» **Data block**
********
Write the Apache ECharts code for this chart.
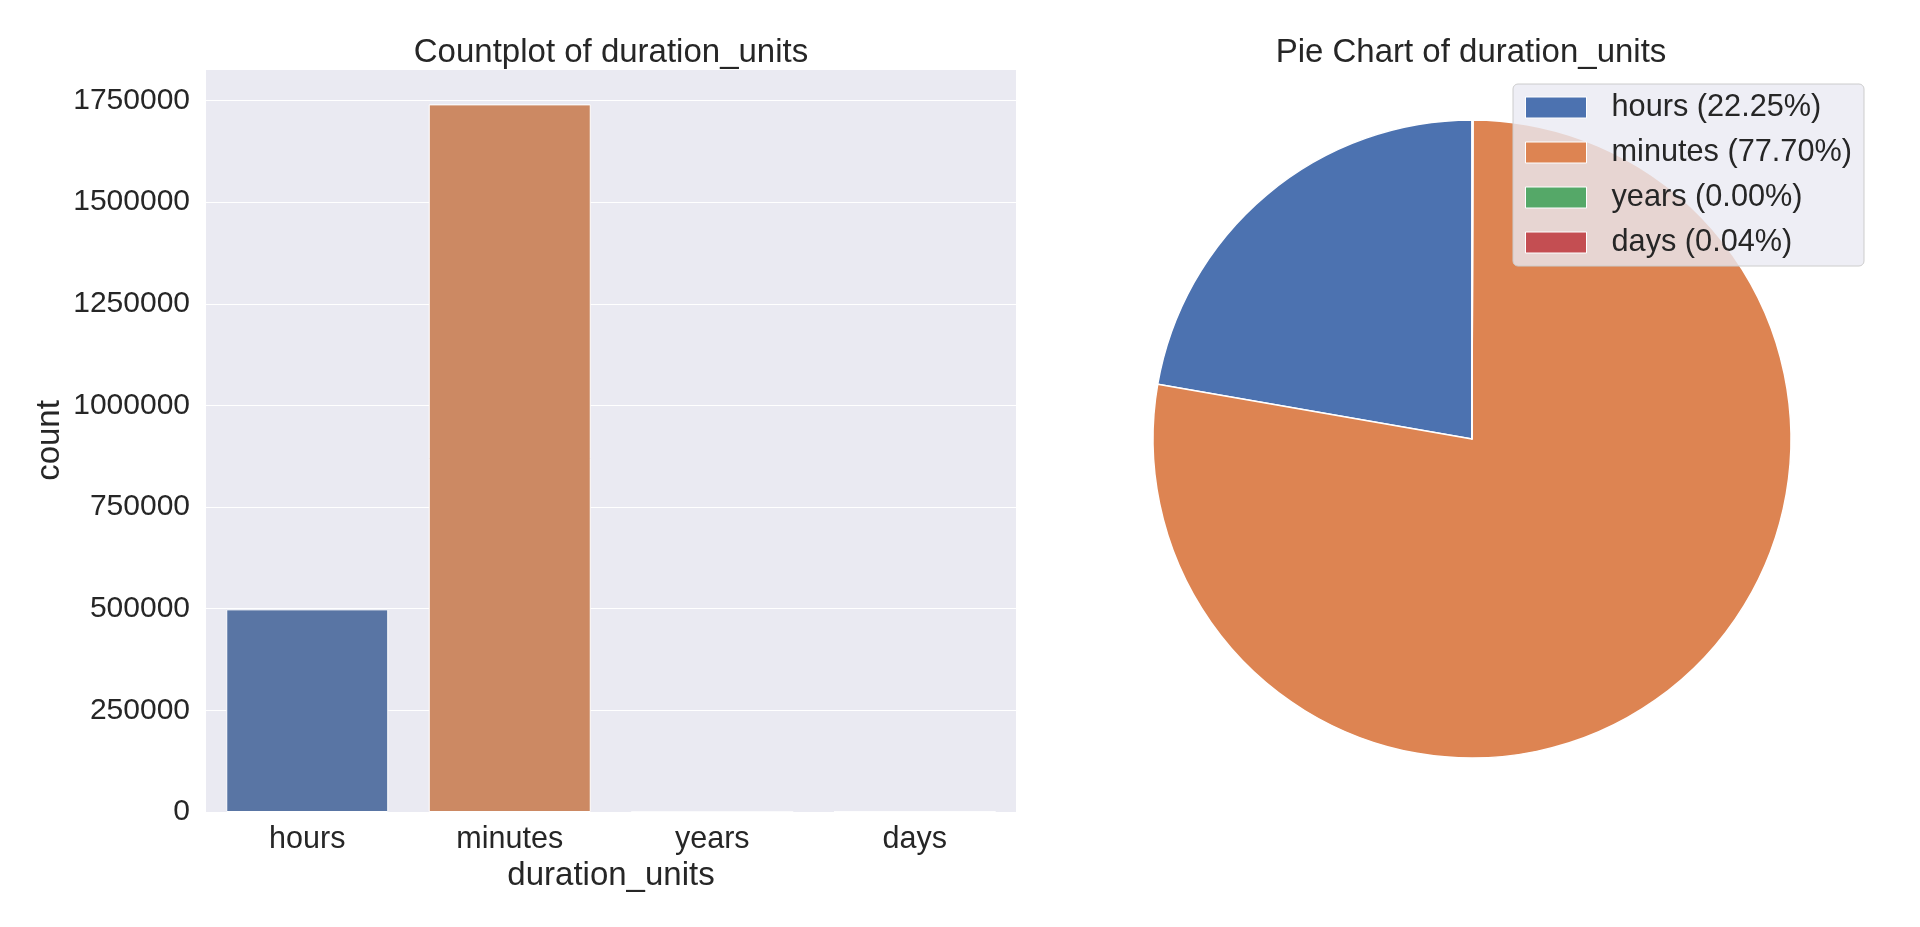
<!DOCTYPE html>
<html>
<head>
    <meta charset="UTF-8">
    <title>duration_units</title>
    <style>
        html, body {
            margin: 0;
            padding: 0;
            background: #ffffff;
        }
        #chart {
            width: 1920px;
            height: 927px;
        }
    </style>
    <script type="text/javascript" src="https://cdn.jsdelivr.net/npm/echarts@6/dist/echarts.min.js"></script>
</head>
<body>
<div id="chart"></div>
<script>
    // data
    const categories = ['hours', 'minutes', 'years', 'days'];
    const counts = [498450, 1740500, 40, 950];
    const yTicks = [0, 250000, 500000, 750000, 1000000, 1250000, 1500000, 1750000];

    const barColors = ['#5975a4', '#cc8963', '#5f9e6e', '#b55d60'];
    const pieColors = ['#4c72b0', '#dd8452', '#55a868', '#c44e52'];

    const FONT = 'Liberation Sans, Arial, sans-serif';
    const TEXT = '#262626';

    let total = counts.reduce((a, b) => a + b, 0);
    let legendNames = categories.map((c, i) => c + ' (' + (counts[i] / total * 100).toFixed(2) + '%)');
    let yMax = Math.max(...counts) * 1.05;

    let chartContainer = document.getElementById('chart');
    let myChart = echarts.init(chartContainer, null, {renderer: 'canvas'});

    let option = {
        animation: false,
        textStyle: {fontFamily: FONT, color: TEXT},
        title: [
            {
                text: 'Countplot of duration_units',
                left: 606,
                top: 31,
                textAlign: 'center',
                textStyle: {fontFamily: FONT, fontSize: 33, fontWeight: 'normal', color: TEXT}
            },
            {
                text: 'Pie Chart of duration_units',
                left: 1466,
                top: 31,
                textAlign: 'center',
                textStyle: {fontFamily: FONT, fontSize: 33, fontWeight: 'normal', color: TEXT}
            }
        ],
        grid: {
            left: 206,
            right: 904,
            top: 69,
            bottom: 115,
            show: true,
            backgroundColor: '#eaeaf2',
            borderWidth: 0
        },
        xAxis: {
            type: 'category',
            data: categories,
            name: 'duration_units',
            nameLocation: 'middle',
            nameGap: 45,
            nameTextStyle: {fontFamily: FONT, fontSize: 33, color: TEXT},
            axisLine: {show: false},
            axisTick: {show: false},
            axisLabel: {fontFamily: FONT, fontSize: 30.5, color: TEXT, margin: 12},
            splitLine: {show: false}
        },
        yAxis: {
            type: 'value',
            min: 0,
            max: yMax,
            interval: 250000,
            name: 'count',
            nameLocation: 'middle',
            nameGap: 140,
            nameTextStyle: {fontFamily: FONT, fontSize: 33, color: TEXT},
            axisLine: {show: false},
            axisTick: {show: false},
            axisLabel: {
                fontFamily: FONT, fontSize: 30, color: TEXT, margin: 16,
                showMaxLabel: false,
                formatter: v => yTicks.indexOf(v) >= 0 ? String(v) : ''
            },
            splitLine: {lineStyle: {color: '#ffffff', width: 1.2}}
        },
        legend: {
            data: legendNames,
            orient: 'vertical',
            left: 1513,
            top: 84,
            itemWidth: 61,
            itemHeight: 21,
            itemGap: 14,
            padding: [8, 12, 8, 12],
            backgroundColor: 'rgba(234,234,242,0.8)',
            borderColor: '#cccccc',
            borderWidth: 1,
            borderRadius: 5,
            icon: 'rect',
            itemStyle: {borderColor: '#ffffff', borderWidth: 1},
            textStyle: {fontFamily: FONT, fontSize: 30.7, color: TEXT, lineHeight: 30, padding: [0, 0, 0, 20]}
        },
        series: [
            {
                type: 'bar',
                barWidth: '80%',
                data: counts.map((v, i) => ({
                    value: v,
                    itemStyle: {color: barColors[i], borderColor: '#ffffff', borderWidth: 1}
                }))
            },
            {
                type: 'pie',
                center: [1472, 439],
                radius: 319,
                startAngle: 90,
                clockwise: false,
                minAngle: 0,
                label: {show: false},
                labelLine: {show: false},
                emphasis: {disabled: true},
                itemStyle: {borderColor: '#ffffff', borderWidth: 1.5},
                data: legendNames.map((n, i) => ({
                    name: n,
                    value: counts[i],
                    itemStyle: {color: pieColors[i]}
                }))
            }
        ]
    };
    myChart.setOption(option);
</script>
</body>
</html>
********
» **Prompt**
All of the data above should be transcribed verbatim, with pictures omitted.

» **Solution for this exercise**
Write the Apache ECharts code for this chart.
<!DOCTYPE html>
<html>
<head>
    <meta charset="UTF-8">
    <title>duration_units</title>
    <style>
        html, body {
            margin: 0;
            padding: 0;
            background: #ffffff;
        }
        #chart {
            width: 1920px;
            height: 927px;
        }
    </style>
    <script type="text/javascript" src="https://cdn.jsdelivr.net/npm/echarts@6/dist/echarts.min.js"></script>
</head>
<body>
<div id="chart"></div>
<script>
    // data
    const categories = ['hours', 'minutes', 'years', 'days'];
    const counts = [498450, 1740500, 40, 950];
    const yTicks = [0, 250000, 500000, 750000, 1000000, 1250000, 1500000, 1750000];

    const barColors = ['#5975a4', '#cc8963', '#5f9e6e', '#b55d60'];
    const pieColors = ['#4c72b0', '#dd8452', '#55a868', '#c44e52'];

    const FONT = 'Liberation Sans, Arial, sans-serif';
    const TEXT = '#262626';

    let total = counts.reduce((a, b) => a + b, 0);
    let legendNames = categories.map((c, i) => c + ' (' + (counts[i] / total * 100).toFixed(2) + '%)');
    let yMax = Math.max(...counts) * 1.05;

    let chartContainer = document.getElementById('chart');
    let myChart = echarts.init(chartContainer, null, {renderer: 'canvas'});

    let option = {
        animation: false,
        textStyle: {fontFamily: FONT, color: TEXT},
        title: [
            {
                text: 'Countplot of duration_units',
                left: 606,
                top: 31,
                textAlign: 'center',
                textStyle: {fontFamily: FONT, fontSize: 33, fontWeight: 'normal', color: TEXT}
            },
            {
                text: 'Pie Chart of duration_units',
                left: 1466,
                top: 31,
                textAlign: 'center',
                textStyle: {fontFamily: FONT, fontSize: 33, fontWeight: 'normal', color: TEXT}
            }
        ],
        grid: {
            left: 206,
            right: 904,
            top: 69,
            bottom: 115,
            show: true,
            backgroundColor: '#eaeaf2',
            borderWidth: 0
        },
        xAxis: {
            type: 'category',
            data: categories,
            name: 'duration_units',
            nameLocation: 'middle',
            nameGap: 45,
            nameTextStyle: {fontFamily: FONT, fontSize: 33, color: TEXT},
            axisLine: {show: false},
            axisTick: {show: false},
            axisLabel: {fontFamily: FONT, fontSize: 30.5, color: TEXT, margin: 12},
            splitLine: {show: false}
        },
        yAxis: {
            type: 'value',
            min: 0,
            max: yMax,
            interval: 250000,
            name: 'count',
            nameLocation: 'middle',
            nameGap: 140,
            nameTextStyle: {fontFamily: FONT, fontSize: 33, color: TEXT},
            axisLine: {show: false},
            axisTick: {show: false},
            axisLabel: {
                fontFamily: FONT, fontSize: 30, color: TEXT, margin: 16,
                showMaxLabel: false,
                formatter: v => yTicks.indexOf(v) >= 0 ? String(v) : ''
            },
            splitLine: {lineStyle: {color: '#ffffff', width: 1.2}}
        },
        legend: {
            data: legendNames,
            orient: 'vertical',
            left: 1513,
            top: 84,
            itemWidth: 61,
            itemHeight: 21,
            itemGap: 14,
            padding: [8, 12, 8, 12],
            backgroundColor: 'rgba(234,234,242,0.8)',
            borderColor: '#cccccc',
            borderWidth: 1,
            borderRadius: 5,
            icon: 'rect',
            itemStyle: {borderColor: '#ffffff', borderWidth: 1},
            textStyle: {fontFamily: FONT, fontSize: 30.7, color: TEXT, lineHeight: 30, padding: [0, 0, 0, 20]}
        },
        series: [
            {
                type: 'bar',
                barWidth: '80%',
                data: counts.map((v, i) => ({
                    value: v,
                    itemStyle: {color: barColors[i], borderColor: '#ffffff', borderWidth: 1}
                }))
            },
            {
                type: 'pie',
                center: [1472, 439],
                radius: 319,
                startAngle: 90,
                clockwise: false,
                minAngle: 0,
                label: {show: false},
                labelLine: {show: false},
                emphasis: {disabled: true},
                itemStyle: {borderColor: '#ffffff', borderWidth: 1.5},
                data: legendNames.map((n, i) => ({
                    name: n,
                    value: counts[i],
                    itemStyle: {color: pieColors[i]}
                }))
            }
        ]
    };
    myChart.setOption(option);
</script>
</body>
</html>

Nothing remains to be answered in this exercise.